■ Required task ■
Give the number of lines in the entries that contain "this". State only the count.
========================
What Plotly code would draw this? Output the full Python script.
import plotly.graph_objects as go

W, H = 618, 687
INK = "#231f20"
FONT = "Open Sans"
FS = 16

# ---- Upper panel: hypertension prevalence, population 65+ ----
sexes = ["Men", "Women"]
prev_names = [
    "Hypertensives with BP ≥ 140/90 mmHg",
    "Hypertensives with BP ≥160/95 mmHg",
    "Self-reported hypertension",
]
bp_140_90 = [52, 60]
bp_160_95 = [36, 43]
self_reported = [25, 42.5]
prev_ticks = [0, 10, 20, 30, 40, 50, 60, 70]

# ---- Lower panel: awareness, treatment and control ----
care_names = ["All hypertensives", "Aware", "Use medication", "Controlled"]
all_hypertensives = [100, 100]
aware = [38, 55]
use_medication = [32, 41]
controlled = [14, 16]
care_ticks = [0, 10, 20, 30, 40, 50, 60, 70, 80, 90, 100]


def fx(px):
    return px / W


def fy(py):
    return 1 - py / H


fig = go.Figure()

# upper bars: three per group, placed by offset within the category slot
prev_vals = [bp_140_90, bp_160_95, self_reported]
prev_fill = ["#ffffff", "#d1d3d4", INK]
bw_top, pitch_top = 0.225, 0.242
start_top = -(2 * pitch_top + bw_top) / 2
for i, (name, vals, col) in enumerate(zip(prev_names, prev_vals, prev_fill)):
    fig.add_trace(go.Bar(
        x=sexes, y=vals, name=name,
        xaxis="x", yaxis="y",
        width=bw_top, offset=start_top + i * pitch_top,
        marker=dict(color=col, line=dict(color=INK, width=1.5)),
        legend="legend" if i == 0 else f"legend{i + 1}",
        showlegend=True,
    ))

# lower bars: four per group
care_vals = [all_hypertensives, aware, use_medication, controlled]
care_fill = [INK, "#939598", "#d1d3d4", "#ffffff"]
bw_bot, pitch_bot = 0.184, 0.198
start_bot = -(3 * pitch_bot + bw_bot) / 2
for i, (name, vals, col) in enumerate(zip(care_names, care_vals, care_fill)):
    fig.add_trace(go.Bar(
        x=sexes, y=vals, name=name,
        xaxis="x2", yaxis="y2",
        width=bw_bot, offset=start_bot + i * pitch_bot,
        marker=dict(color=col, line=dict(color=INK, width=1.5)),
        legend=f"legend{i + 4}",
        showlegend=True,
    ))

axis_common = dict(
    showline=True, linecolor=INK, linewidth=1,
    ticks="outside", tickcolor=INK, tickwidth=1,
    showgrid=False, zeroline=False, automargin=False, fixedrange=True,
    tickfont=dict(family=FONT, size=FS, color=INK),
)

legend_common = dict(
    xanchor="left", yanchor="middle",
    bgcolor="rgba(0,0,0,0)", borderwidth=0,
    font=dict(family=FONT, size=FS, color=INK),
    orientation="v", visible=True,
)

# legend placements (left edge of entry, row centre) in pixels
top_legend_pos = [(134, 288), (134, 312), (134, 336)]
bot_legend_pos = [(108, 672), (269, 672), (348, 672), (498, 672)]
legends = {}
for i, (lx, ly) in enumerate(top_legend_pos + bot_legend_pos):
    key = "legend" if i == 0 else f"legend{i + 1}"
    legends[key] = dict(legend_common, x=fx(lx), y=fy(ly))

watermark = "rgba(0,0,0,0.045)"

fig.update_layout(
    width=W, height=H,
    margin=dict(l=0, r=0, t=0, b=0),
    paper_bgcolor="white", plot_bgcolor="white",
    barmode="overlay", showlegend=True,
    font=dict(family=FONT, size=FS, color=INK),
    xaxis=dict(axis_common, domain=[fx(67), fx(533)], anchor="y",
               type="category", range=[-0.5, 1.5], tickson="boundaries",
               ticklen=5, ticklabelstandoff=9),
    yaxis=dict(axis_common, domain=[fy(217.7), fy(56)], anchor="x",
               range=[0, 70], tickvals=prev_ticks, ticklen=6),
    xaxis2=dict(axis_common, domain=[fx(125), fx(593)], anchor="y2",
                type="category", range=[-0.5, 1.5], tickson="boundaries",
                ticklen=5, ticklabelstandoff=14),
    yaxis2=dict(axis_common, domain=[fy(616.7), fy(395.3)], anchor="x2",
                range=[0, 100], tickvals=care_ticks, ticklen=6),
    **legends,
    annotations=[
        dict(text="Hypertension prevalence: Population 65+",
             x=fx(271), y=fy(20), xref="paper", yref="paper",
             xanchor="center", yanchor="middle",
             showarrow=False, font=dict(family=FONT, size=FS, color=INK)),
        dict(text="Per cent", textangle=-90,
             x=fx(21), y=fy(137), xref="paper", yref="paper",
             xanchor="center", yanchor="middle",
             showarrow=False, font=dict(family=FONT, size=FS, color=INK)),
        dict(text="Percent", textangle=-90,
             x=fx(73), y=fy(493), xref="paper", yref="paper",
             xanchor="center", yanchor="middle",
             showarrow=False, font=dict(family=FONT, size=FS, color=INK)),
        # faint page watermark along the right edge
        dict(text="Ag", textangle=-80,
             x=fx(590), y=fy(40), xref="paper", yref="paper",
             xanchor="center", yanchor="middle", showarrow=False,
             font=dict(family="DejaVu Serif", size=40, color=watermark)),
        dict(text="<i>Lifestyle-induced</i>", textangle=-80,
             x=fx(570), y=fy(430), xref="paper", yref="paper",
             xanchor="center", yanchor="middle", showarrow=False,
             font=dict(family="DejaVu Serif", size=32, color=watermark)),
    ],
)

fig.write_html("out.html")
========================
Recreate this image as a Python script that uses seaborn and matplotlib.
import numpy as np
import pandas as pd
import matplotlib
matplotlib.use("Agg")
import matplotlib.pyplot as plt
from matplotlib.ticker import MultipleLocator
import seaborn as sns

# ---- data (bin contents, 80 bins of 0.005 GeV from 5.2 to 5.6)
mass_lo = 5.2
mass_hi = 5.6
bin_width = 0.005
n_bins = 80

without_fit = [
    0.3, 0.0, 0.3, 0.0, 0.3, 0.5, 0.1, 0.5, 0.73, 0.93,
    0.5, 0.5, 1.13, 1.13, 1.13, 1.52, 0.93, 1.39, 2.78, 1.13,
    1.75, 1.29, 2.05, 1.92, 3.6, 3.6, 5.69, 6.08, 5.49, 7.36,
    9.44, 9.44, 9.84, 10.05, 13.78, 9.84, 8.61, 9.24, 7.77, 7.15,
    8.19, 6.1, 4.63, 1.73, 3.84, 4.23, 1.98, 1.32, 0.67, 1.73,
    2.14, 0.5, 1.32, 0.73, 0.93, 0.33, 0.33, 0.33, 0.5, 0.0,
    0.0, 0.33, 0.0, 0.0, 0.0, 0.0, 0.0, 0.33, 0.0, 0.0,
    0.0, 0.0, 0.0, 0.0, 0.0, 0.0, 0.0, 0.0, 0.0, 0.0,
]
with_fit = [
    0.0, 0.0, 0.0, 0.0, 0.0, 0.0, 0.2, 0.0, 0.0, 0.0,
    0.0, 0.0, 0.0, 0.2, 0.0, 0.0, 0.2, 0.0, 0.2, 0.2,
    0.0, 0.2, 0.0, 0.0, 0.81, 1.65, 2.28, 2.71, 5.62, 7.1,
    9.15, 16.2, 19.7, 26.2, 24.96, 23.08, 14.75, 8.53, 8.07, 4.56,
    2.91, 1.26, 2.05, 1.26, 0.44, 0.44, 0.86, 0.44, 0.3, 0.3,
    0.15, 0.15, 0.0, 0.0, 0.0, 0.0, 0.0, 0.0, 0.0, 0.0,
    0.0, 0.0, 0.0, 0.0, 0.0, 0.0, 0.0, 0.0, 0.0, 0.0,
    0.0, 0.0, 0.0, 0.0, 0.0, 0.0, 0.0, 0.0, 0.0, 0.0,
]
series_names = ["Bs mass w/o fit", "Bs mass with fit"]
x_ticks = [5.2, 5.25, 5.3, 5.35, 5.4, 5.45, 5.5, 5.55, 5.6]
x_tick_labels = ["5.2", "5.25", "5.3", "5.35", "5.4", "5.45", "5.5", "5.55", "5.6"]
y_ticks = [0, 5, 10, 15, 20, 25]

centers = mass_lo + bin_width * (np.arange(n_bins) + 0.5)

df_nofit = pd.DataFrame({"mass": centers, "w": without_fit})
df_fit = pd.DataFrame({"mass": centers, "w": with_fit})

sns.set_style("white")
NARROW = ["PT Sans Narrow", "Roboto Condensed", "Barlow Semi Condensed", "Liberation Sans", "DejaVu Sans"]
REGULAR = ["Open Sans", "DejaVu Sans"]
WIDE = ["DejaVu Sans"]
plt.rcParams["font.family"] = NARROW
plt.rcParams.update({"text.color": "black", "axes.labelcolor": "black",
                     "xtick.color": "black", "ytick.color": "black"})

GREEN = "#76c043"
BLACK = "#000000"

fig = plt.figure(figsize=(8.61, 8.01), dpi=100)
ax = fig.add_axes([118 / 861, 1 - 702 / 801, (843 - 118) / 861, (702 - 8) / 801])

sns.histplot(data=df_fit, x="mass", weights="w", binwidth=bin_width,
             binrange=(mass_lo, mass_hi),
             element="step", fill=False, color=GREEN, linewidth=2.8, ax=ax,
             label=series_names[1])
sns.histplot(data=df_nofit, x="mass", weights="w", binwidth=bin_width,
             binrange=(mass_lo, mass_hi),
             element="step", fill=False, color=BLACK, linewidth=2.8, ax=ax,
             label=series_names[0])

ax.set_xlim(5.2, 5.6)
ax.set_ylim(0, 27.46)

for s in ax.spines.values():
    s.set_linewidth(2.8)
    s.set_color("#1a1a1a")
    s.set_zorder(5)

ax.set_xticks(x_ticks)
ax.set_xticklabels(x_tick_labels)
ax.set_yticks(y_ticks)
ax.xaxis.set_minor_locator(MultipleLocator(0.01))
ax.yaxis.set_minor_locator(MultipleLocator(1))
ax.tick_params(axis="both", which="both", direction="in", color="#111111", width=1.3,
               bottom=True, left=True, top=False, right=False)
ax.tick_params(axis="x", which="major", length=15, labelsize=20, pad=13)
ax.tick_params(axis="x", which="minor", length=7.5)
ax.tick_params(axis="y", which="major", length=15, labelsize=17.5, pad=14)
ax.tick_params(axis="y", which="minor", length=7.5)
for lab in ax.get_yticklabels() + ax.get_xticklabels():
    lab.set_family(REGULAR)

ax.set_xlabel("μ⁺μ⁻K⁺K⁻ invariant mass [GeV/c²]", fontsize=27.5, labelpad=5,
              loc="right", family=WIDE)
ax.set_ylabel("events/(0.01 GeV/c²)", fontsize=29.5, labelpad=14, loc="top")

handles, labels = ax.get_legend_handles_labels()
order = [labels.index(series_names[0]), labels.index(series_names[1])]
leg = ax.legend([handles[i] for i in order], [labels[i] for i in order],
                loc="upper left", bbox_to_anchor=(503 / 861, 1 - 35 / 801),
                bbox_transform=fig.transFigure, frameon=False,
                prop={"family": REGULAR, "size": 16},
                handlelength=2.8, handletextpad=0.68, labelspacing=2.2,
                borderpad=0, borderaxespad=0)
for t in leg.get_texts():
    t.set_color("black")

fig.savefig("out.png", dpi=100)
========================
■ Task result ■
2